Pendant ce temps, comme tous les boulangers ont été égorgés, on n’a pas de pain. Il faut en faire. Alors le cuisinier, moi, Lucie, retroussons nos manches et nous nous mettons à pétrir. C’est brisant.

Panayoti revient, l’air farouche, et s’en va causer avec mon mari. Il paraît que l’Arménien a tout avoué. Oui, il s’est dit que, si le consul était tué, on croirait que c’est par les Turcs, et alors la France enverrait son armée le venger, — et sauver la nation arménienne. Panayoti a d’abord fait mine de l’étrangler. L’Arménien alors s’est traîné à ses genoux en suppliant.

— Voilà ! et alors qu’est-ce que décide monsieur le consul ?

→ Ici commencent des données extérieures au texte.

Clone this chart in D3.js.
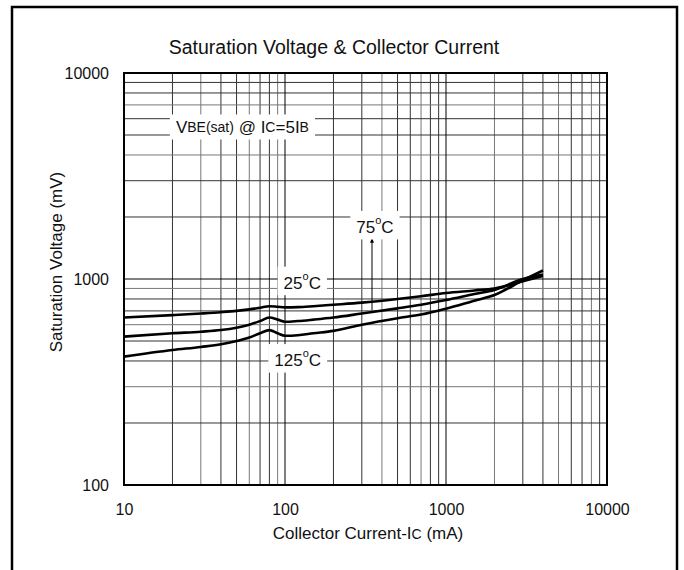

— Je décide, mon ami, qu’il ne faut rien dire. Si on le savait, on le brûlerait vif...

— Il l’a mérité.

— ... Mais alors la populace égorgerait, soi-disant pour me venger, tous les autres Arméniens. Non, l’air y est mauvais, je ne remonterai plus sur la terrasse, voilà tout !

Le soir. — Discussions aigres de mon mari avec les prêtres grégoriens, qui ne veulent pas assister à l’ensevelissement de leurs morts pour lesquels on a creusé d’immenses tranchées. Etant mariés, ils ne se soucient pas d’exposer leurs enfans à devenir orphelins. Et puis, ils voudraient être payés...

14 novembre. — A neuf heures du matin, la fusillade recommence. Heureusement, c’est encore très loin ; soudain, tandis que la porte est ouverte et que nos gardes sont dans la cour, leurs fusils restés devant la maison, une bande hurlante arrive. Je tenais bébé, je n’ai que le temps de le jeter sur le lit, de saisir une carabine et de tirer au hasard, en appelant. Aussitôt nos soldats sortent et peuvent reprendre leurs fusils qu’on allait enlever, tandis que Maurice et le cawas font un feu roulant. Cette fois, plusieurs hommes tombent, leurs camarades les emportent tout sanglans. Ils s’éloignent, affolés, en criant : « N’allez pas au consulat, il y pleut du feu ! »

La matinée se passe sur le qui-vive. Meurtres et pillages partout. Ce n’était pas la troupe, mais des montagnards du dehors. Il parait que les bords de la rivière sont couverts de cadavres.